J5NEWSROOM.COM, Batam – Di tengah penghentian sementara kegiatan impor bahan baku PT Esun Internasional Utama Indonesia (Esun) oleh Kementerian Lingkungan Hidup dan Kehutanan (KLHK), kembali muncul dokumen resmi dari Dinas Lingkungan Hidup (DLH) Kota Batam yang memperkuat posisi perusahaan tersebut.
Dalam Surat Keterangan DLH Kota Batam Nomor B/1244/600.4.12/VIII/2023 yang diterbitkan pada 31 Agustus 2023, DLH menyatakan bahwa bahan baku yang digunakan PT Esun tidak termasuk kategori limbah B3 dan tidak mencemari lingkungan.
Surat yang ditandatangani oleh Kepala DLH Batam, Herman Rozie, itu menjelaskan bahwa PT Esun beroperasi di Kawasan Industri Sungai Harapan, Sekupang, dengan kegiatan utama berupa daur ulang logam dan nonlogam, di mana seluruh bahan bakunya berasal dari impor melalui Pelabuhan Batu Ampar Batam.
Berdasarkan hasil uji laboratorium oleh PT WLN Indonesia melalui Certificate of Analysis No. 20RP504 tertanggal 4 September 2020, DLH menyimpulkan bahwa material yang diolah oleh PT Esun tidak memiliki karakteristik limbah B3.
“Proses produksi yang dilakukan berupa pemilahan, pengepresan, dan pencacahan, tanpa proses peleburan yang dapat menghasilkan residu pencemar lingkungan,” demikian tertulis dalam surat keterangan tersebut.
DLH juga mencatat bahwa hasil produksi PT Esun berupa bijih plastik (pellet) tidak menimbulkan limbah padat maupun cair yang berbahaya. Sejumlah produk hasil olahan kemudian dikirim ke PT Hang Fung di Kabil serta ke unit industri lainnya di bawah PT Esun yang berlokasi di Horizon Park, untuk diolah lebih lanjut sebelum diekspor.
Temuan ini menunjukkan bahwa kegiatan industri PT Esun telah melalui proses pengawasan dan verifikasi teknis dari pemerintah daerah. Meskipun surat tersebut diterbitkan tahun lalu, substansinya dinilai masih relevan dengan situasi yang dihadapi perusahaan saat ini. Dokumen itu menjadi rujukan penting bahwa kegiatan industri berbasis daur ulang di kawasan Free Trade Zone (FTZ) Batam telah memperoleh pengakuan lingkungan dari pemerintah daerah.

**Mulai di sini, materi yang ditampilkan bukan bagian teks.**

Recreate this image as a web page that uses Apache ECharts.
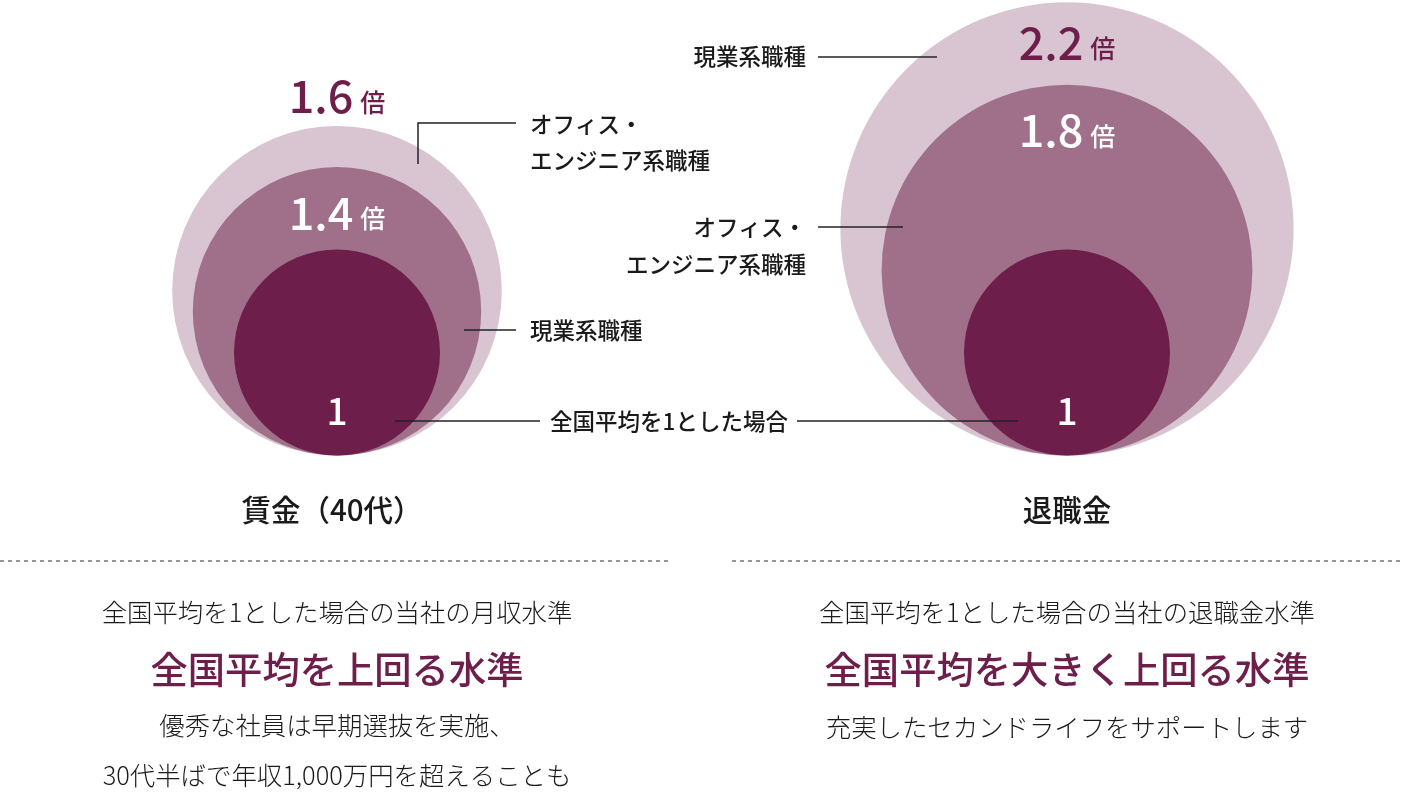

Di sisi lain, penghentian impor bahan baku oleh KLHK sejak September 2025 menunjukkan masih adanya ketidaksinkronan antara regulasi pusat dan daerah, khususnya dalam menafsirkan status bahan baku elektronik: apakah termasuk kategori limbah B3 atau merupakan bahan bernilai ekonomi.